Il faut agir et il faut surtout rappeler aux Algériens «leur devoir de citoyens». Pour ce faire, tous les moyens sont bons. Les ministres, qui se faisaient rares jusque-là lors des catastrophes naturelles, ont adopté d’autres méthodes ou ont été contraints de le faire, se dépêchant le lendemain, voire le jour même d’une quelconque crise, à la rencontre du citoyen. Les caméras de l’unique ont pris bien soin de montrer des citoyens grelottant de froid récemment à Laghouat et à El Tarf.
Les Algériens ont bien vu également le ministre de l’Energie se rendre «en pleine tempête de neige» au centre enfûteur de Sidi R’zine pour veiller au bon déroulement de la distribution du gaz naturel et ainsi permettre «aux citoyens des zones reculées d’en disposer». Certes, ils n’ont fait aucun discours électoral mais tout le monde l’aura compris : «l’Etat compte sur vous pour vous rendre le 10 mai aux bureaux de vote. Soyez-y nombreux», tentaient-ils de faire comprendre. Ce n’est pas tout. Le département de Daho Ould Kablia est allé plus loin. C’est une véritable campagne qui est menée par SMS. Chaque abonné des trois opérateurs de la téléphonie mobile a eu droit à son lot de SMS. «Voter est un acte citoyen», ne cessait le ministère de l’Intérieur de rappeler. Le même SMS est reçu le minimum deux fois par semaine. Le ministre des Affaires religieuses, quant à lui, a eu une meilleure idée.
Ce sont les imams qui sont mobilisés en la circonstance. «La mosquée, qui a été utilisée par certains groupes pour susciter la haine dans les rangs d’un même peuple, doit servir aujourd’hui la nation», a affirmé Bouabdallah Ghllamallah à partir de Sétif et de Boumerdès.
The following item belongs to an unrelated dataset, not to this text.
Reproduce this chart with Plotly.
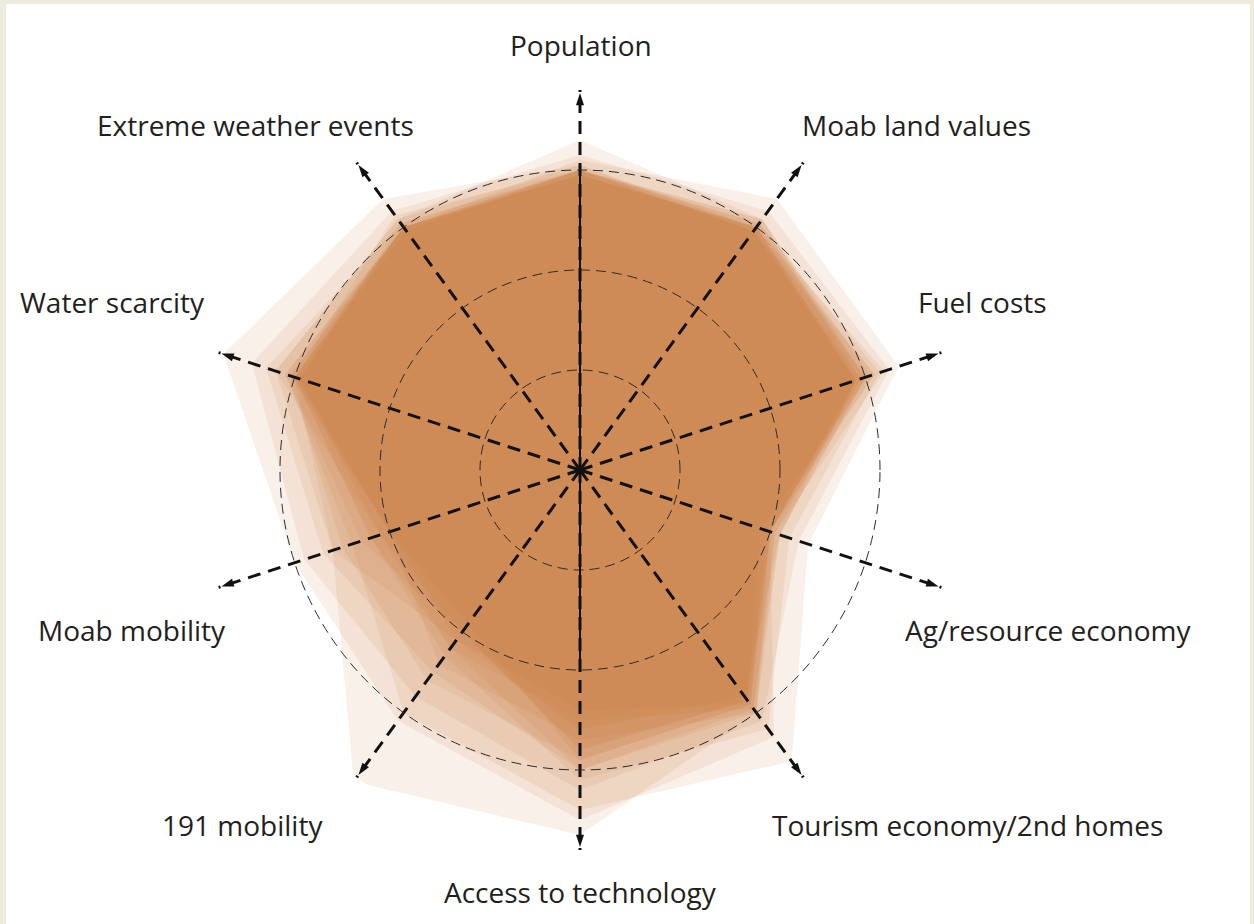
import plotly.graph_objects as go

# ---- data -------------------------------------------------------------
axis_labels = ["Population", "Moab land values", "Fuel costs", "Ag/resource economy",
               "Tourism economy/2nd homes", "Access to technology", "191 mobility",
               "Moab mobility", "Water scarcity", "Extreme weather events"]
axis_angles = [0, 36, 72, 108, 144, 180, 216, 252, 288, 324]

# one list per scenario polygon, values in axis order above
scenario_01 = [3.30, 3.10, 3.00, 2.10, 3.00, 3.65, 3.85, 2.60, 3.20, 3.10]
scenario_02 = [3.10, 3.35, 3.35, 2.40, 3.60, 3.40, 3.00, 2.40, 3.10, 3.00]
scenario_03 = [3.05, 3.00, 3.10, 2.00, 3.30, 3.50, 3.10, 3.00, 3.75, 3.35]
scenario_04 = [3.15, 3.20, 3.25, 2.30, 3.10, 3.20, 2.80, 2.90, 3.45, 3.20]
scenario_05 = [3.00, 3.10, 2.95, 2.05, 3.00, 3.00, 2.50, 2.70, 3.30, 3.05]
scenario_06 = [3.00, 3.05, 3.15, 2.20, 3.20, 3.10, 2.30, 2.20, 3.00, 3.15]
scenario_07 = [2.95, 3.00, 3.00, 2.00, 2.90, 2.90, 2.60, 2.50, 3.05, 3.00]
scenario_08 = [3.05, 2.95, 2.90, 2.10, 2.95, 3.00, 2.20, 2.10, 3.20, 3.10]
scenario_09 = [3.00, 3.10, 3.05, 1.90, 2.85, 2.80, 2.00, 2.30, 3.10, 3.00]
scenario_10 = [2.95, 3.00, 2.90, 2.00, 3.00, 2.70, 2.40, 2.00, 2.95, 3.00]
scenario_11 = [3.00, 3.05, 3.00, 2.10, 2.80, 2.60, 2.10, 2.60, 3.00, 2.95]
scenario_12 = [3.00, 2.95, 2.95, 2.00, 2.90, 2.90, 1.90, 2.00, 3.05, 3.00]
scenario_13 = [2.95, 3.00, 3.20, 2.05, 2.95, 2.50, 2.20, 2.20, 3.00, 3.00]
scenario_14 = [3.00, 3.00, 2.90, 2.00, 2.85, 2.80, 2.00, 2.10, 2.95, 3.05]
scenario_15 = [3.00, 2.95, 3.10, 1.95, 2.90, 2.40, 2.10, 2.00, 3.00, 3.00]
scenarios = [scenario_01, scenario_02, scenario_03, scenario_04, scenario_05,
             scenario_06, scenario_07, scenario_08, scenario_09, scenario_10,
             scenario_11, scenario_12, scenario_13, scenario_14, scenario_15]

ring_values = [1, 2, 3]

# ---- layout helpers (positions / styles) --------------------------------
W, H = 1254, 924
label_x_px = [581, 916, 982, 1048, 967, 580, 242, 132, 113, 255]
label_y_px = [45, 125, 302, 630, 825, 892, 825, 630, 302, 125]
R_MAX = 3.8
cx, cy, rad = 580, 470, 380  # pixel centre and radius of polar area

dom_x = [(cx - rad) / W, (cx + rad) / W]
dom_y = [(H - cy - rad) / H, (H - cy + rad) / H]

fill_col = "rgba(198,118,59,0.11)"

fig = go.Figure()

for vals in scenarios:
    fig.add_trace(go.Scatterpolar(
        r=vals + [vals[0]], theta=axis_angles + [axis_angles[0]],
        mode="lines", fill="toself", fillcolor=fill_col,
        line=dict(width=0, color="rgba(0,0,0,0)"),
        hoverinfo="skip", showlegend=False, subplot="polar"))

# solid vertical line through centre
fig.add_trace(go.Scatterpolar(
    r=[3.0, 0, 2.0], theta=[0, 0, 180], mode="lines",
    line=dict(color="#111", width=2), hoverinfo="skip",
    showlegend=False, subplot="polar2"))

# arrow heads
fig.add_trace(go.Scatterpolar(
    r=[3.77] * len(axis_angles), theta=axis_angles, mode="markers",
    marker=dict(symbol="arrow", size=13, color="#111", angle=axis_angles),
    cliponaxis=False, hoverinfo="skip", showlegend=False, subplot="polar2"))

annotations = [
    dict(text=lab, x=px / W, y=1 - py / H, xref="paper", yref="paper",
         xanchor="center", yanchor="middle", showarrow=False,
         font=dict(family="Open Sans", size=28, color="#231f20"))
    for lab, px, py in zip(axis_labels, label_x_px, label_y_px)
]

fig.update_layout(
    width=W, height=H,
    margin=dict(l=0, r=0, t=0, b=0),
    paper_bgcolor="#EDEBDB",
    plot_bgcolor="white",
    shapes=[dict(type="rect", xref="paper", yref="paper",
                 x0=6 / W, x1=(W - 4) / W, y0=0, y1=(H - 4) / H,
                 fillcolor="white", line=dict(width=0), layer="below")],
    annotations=annotations,
    polar=dict(
        domain=dict(x=dom_x, y=dom_y),
        bgcolor="rgba(0,0,0,0)",
        radialaxis=dict(range=[0, R_MAX], visible=False),
        angularaxis=dict(direction="clockwise", rotation=90, visible=False),
    ),
    polar2=dict(
        domain=dict(x=dom_x, y=dom_y),
        bgcolor="rgba(0,0,0,0)",
        radialaxis=dict(range=[0, R_MAX], tickvals=ring_values,
                        showticklabels=False, ticks="", showline=False,
                        showgrid=True, gridcolor="#2a2a2a", gridwidth=1.4,
                        griddash="10px,6px"),
        angularaxis=dict(direction="clockwise", rotation=90,
                         tickvals=axis_angles, showticklabels=False, ticks="",
                         showline=False, showgrid=True, gridcolor="#111",
                         gridwidth=2.6, griddash="13px,8px"),
    ),
    showlegend=False,
)

fig.write_html("out.html",
               config={"displayModeBar": False},
               post_script="document.body.style.margin='0px';")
Et là, sans occulter les campagnes médiatiques télévisées et radiodiffusées.
Des milliards sont dépensés rien que pour inviter les Algériens à voter. En matière de « sensibilisation», les pouvoirs publics n’ont assurément pas dit encore leur dernier mot. Sans nul doute, l’avenir nous en dira plus.
A quoi a servi l’ancienne assemblée pour en élire une autre ?
Les Algériens sont unanimes. L’assemblée populaire sortante n’a guère reflété les aspirations de la base. Cette même assemblée, autrement dit les députés, n’avait d’autres préoccupations que de s’enrichir davantage et de garantir ainsi une vie aisée au-delà de la députation. L’on se rappelle, en effet, combien les débats étaient houleux quand il s’agissait des indemnités des «élus du peuple». Ce jour-là, tous les députés étaient présents et on ne tenait pas à rater l’audience car les interventions allaitent porter sur «le devenir de l’élu». On l’a constaté et nul ne peut dire le contraire : le député n’est absent que quand il s’agit de discuter des préoccupations du citoyen. Le ministre de l’Intérieur est allé récemment jusqu’à affirmer que le prochain régime indémnitaire des députés sera révisé en fonction de la ponctualité des concernés aux audiences. Cette même assemblée sortante a eu quand même le mérite d’avoir mis en place une commission d’enquête (sans résultats concrets) au lendemain des émeutes ayant secoué notre pays en janvier 2010.
Quand l’Etat tente de rétablir… la confiance
L’Etat, à l’approche des prochaines échéances électorales, tente tant bien que mal de faire croire que le dernier mot reviendra au peuple. Les discours ne manquent pas. Les assurances non plus. En invitant des observateurs européens, le régime algérien tente de restaurer une confiance qui s’était perdue au fil des mensonges et des déceptions. Habitué jusque-là aux observateurs arabes et africains, le régime algérien semble tenir à écarter toute tentative de fraude particulièrement pour ce qui est de gonfler le taux de participation, une pratique dont on a l’habitude. En d’autres termes, il n’est pas question que se répète le même scénario où le taux de participation (selon l’opposition) était de 18% seulement. L’Etat a également, (une première en Algérie), accepté l’installation de commissions mandatées, l’une pour la supervision des élections l’autre pour la surveillance de ces mêmes élections. Si tout baigne pour la première, composée et présidée par un magistrat, rien ne va plus, par contre, pour la deuxième où siègent les partis politiques en lice. En effet, la CNSL, pour «protester contre le peu de moyens mis à sa disposition» a gelé ses activités trois jours durant. Les choses n’ont pas tardé à reprendre leur cours normal puisque Mohamed Talbi, directeur des libertés publiques au ministère de l'Intérieur, s’est «engagé» après une rencontre avec les représentants de cette dernière «à voir de plus près ses préoccupations.» C’est dire que les pouvoirs publics ne tenaient en aucun cas à laisser perdurer la crise et ainsi permettre à la CNSL de s’acquitter de ses missions dans les meilleures conditions.